Maybe the idea of shared coworking spaces in glitzy overpriced skyscrapers was a pipe dream.
Was it a business model anchored to an antiquated way of thinking? “The office” is so 80’s. Or, was it prescient of a new future where offices and locations need to be distributed, friendly, and flexible?
What exactly went wrong, and what could they have done differently?
The global firm thinking local
Between COVID, remote work, a heavy debt burden and suffocating lease obligations, WeWork was always going to be facing an uphill battle.
But the pandemic wasn’t the first, or final, nail in the coffin.
Their main issue wasn’t the what, but the where.
By focusing mainly on the high-cost-of-living countries, and mature office markets, they were anchoring themselves to an expensive, saturated marketplace. And despite being global, they never really leveraged the real benefit of the global reach of their offices – enabling global employment.
Michelin meals in a fast food world
Looking at the numbers, it’s not hard to see why WeWork failed.
Commercial real estate in New York is around $760 per sq meter per year. Compared with a low-cost-of-living (LCOL) location like Manila, this figure drops to only $240 per year.
Since then, of course, the office market has collapsed with up to 30% of units sitting empty. Tenants are voting with their feet and deciding that they don’t want office tenancies – at any cost.
In good times, big rents are fine. But in tough times, people explore other options.
There was a time when companies needed to be in the thick of it in terms of their office location. But not anymore.
Getting connected
Education, training, and skills have all become democratized, decentralized, and distributed.
The evolving world we find ourselves in means that a stable internet connection is all that is needed to allow talented individuals to position themselves in the world.
And the next business revolution isn’t coming from New York, London, Singapore, or Silicon Valley. It’s coming from the parts of the world where exorbitant rental fees aren’t the order of the day. Manila. Mumbai. Nairobi. Tbilisi.
The ROI of innovation
In the recent age of excess, doing more with less seemed pointless, and futile.
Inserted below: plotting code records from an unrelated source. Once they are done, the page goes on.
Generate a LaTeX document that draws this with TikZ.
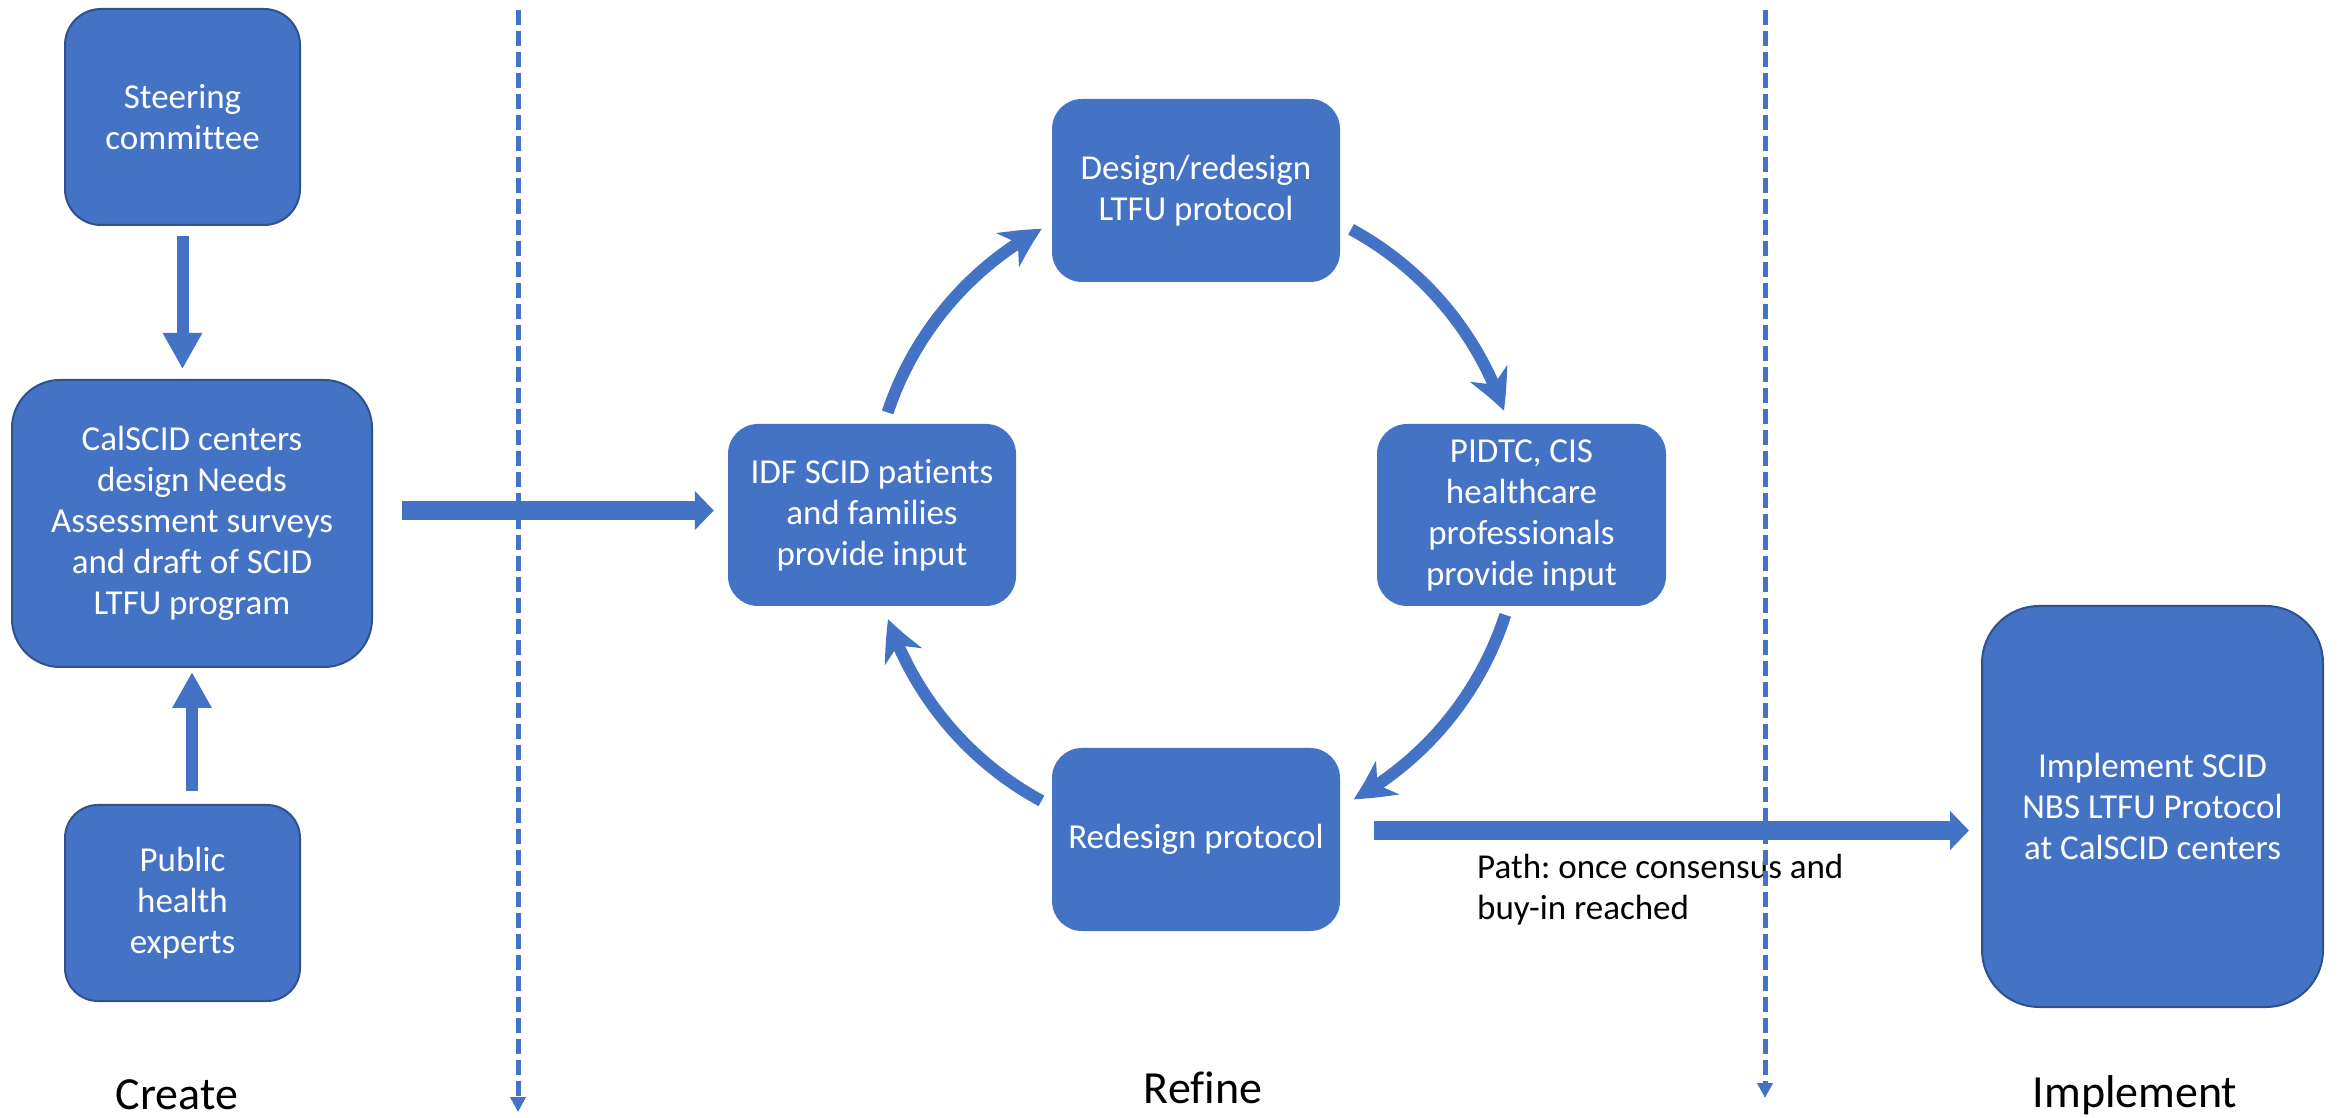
\documentclass[tikz,border=0pt]{standalone}
\usepackage{fontspec}
\setmainfont{Carlito}[Ligatures={NoCommon}]
\usetikzlibrary{arrows.meta,bending,calc}
\definecolor{obl}{HTML}{4472C4}
\definecolor{obd}{HTML}{2F528F}
\frenchspacing
\begin{document}
\begin{tikzpicture}[x=1pt,y=1pt,
  box/.style={fill=obl, rounded corners=#1, text=white, align=center, inner sep=0pt,
              font=\fontsize{35}{41}\selectfont},
  box/.default=30pt,
  bordered/.style={draw=obd, line width=2pt},
  vblk/.style={draw=obl, line width=12pt, -{Triangle[length=36pt,width=37pt]}},
  hblk/.style={draw=obl, line width=19pt, -{Triangle[length=19pt,width=38pt]}},
  cycarr/.style={draw=obl, line width=12pt, -{Stealth[length=40pt,width=40pt,inset=12pt,bend]}},
  divider/.style={draw=obl, line width=5pt, dash pattern=on 15pt off 6pt, -{Triangle[length=15pt,width=15pt]}},
  lbl/.style={font=\fontsize{46}{55}\selectfont, inner sep=0pt},
  note/.style={font=\fontsize{35}{41}\selectfont, align=left, inner sep=0pt}
]
\fill[white] (0,0) rectangle (2342,1117);
\useasboundingbox (0,0) rectangle (2342,1117);

% nodes
\node[box=36pt, bordered, minimum width=235pt, minimum height=216pt] (steer) at (182.5,1000) {Steering\\committee};
\node[box=48pt, bordered, minimum width=360pt, minimum height=287pt] (cal) at (192,593.5) {CalSCID centers\\design Needs\\Assessment surveys\\and draft of SCID\\LTFU program};
\node[box=33pt, bordered, minimum width=235pt, minimum height=196pt] (pub) at (182.5,214) {Public\\health\\experts};
\node[box, minimum width=288pt, minimum height=182pt] (idf) at (872,602) {IDF SCID patients\\and families\\provide input};
\node[box, minimum width=288pt, minimum height=183pt] (design) at (1196,926.5) {Design/redesign\\LTFU protocol};
\node[box, minimum width=289pt, minimum height=182pt] (pidtc) at (1521.5,602) {PIDTC, CIS\\healthcare\\professionals\\provide input};
\node[box, minimum width=288pt, minimum height=183pt] (redesign) at (1196,277.5) {Redesign protocol};
\node[box=57pt, bordered, minimum width=341pt, minimum height=401pt] (impl) at (2152.5,310.5) {Implement SCID\\NBS LTFU Protocol\\at CalSCID centers};

% phase labels
\node[lbl, anchor=base] (create) at (177,8) {Create};
\node[lbl, anchor=base] (refine) at (1203,14) {Refine};
\node[lbl, anchor=base] (implement) at (2135,10) {Implement};
\node[note, anchor=base west] (path) at (1477,198) {Path: once consensus and\\buy-in reached};

% dividers
\coordinate (d1top) at (518,1107);
\coordinate (d1bot) at (518,5);
\coordinate (d2top) at (1765,1107);
\coordinate (d2bot) at (1765,19);
\draw[divider] (d1top) -- (d1bot);
\draw[divider] (d2top) -- (d2bot);

% straight arrows
\draw[vblk] ([yshift=-10pt]steer.south) -- ([yshift=10pt]steer.south |- cal.north);
\draw[vblk] ([yshift=13pt]cal.south |- pub.north) -- ([yshift=-4pt]cal.south);
\draw[hblk] ($(cal.east)+(29,13)$) -- ($(idf.west)+(-14,4.5)$);
\draw[hblk] ($(redesign.east)+(34,9)$) -- ($(impl.west)+(-12,-24)$);

% cycle arrows
\coordinate (cyc) at (design |- idf);
\draw[cycarr] ($(cyc)+(161.6:325)$) arc[start angle=161.6, end angle=118.3, radius=325];
\draw[cycarr] ($(cyc)+(61.5:325)$) arc[start angle=61.5, end angle=18.7, radius=325];
\draw[cycarr] ($(cyc)+(-17.9:325)$) arc[start angle=-17.9, end angle=-61, radius=325];
\draw[cycarr] ($(cyc)+(241.6:325)$) arc[start angle=241.6, end angle=198.7, radius=325];
\end{tikzpicture}
\end{document}
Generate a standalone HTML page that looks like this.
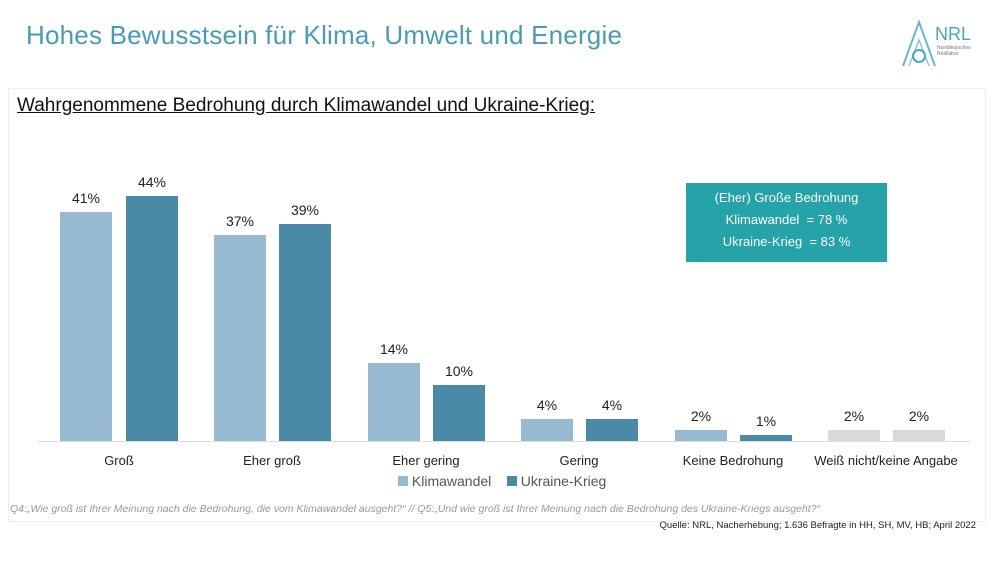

Blitzscaling – at all costs was celebrated – in spite of the cost (and efficacy). WeWork remains a shining example of this folly.
Now, in the new era of conservatism, margins, and profits, businesses are starting to respect the eloquence of doing more with less.
With the new superpower of distributed teams and global employment, lower costs of doing business no longer mean an organization is hamstrung by a lack of local workers eager to take their position at the global table.
For businesses embracing this new way of working, it’s not just about access to lower costs or a greater pool of international talent, it is about building more resilient products – within constraints.
Question for your business…
What lessons do you draw from WeWork’s demise?